The City Council took another step forward to bringing the Kalahari Resorts project to Round Rock when it approved a series of 10 agreements on Thursday, Dec. 15. Click here to watch the presentation to the City Council about the agreements, which includes comments from Kalahari owner Todd Nelson.
There are more than 1,000 pages total in those agreements, so we thought we’d break it down to a handful of highlights.
- Kalahari will invest at least $350 million and employ a minimum of 700 for the resort, convention center and indoor-outdoor water park.
- All revenue sharing and public debt related the project will be paid using select State and City tax revenues generated solely by the project.
- While the City is purchasing and will own the 351 acres across U.S. 79 from the Dell Diamond and Old Settlers Park where Kalahari will be built, it will be repaid the approximately $27.5 million purchase price in two lease payments: the first $17 million lease payment will be made before the property closes on Dec. 20, and the second payment will be for $10.5 million, plus interest, in eight years.
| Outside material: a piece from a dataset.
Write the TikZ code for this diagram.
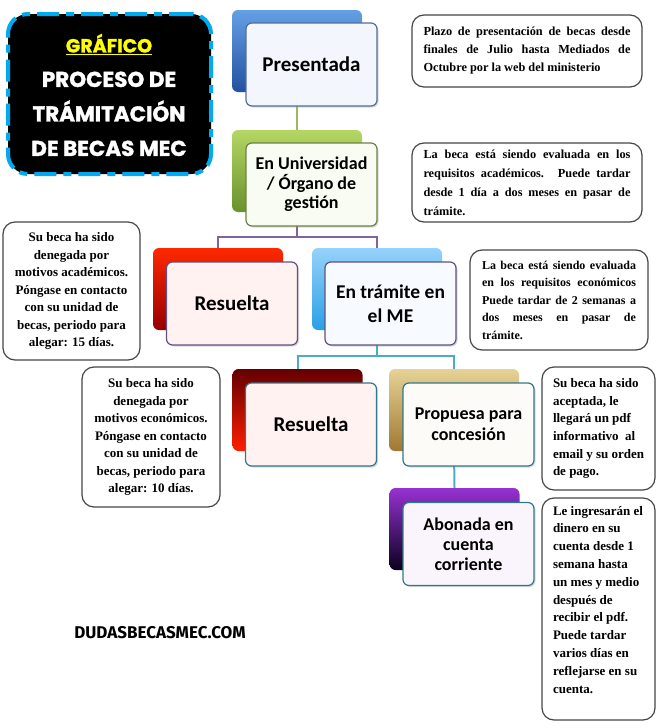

- Thanks to great work by State Rep. Larry Gonzales, the City is able to utilize a state law designed to encourage these types of tourism-generating developments to leverage State tax revenues as part of the deal. That means the State hotel occupancy tax, sales tax and mixed beverage tax generated by the resort will stay right here in Round Rock to help pay for the project’s public debt and revenue sharing.
- Specifically not included in the agreements are the City’s half-cent sales tax for property tax reduction, half-cent sales tax for economic development and roads, and 2-percent hotel occupancy venue tax. The City will retain 100 percent of those revenues generated by the project.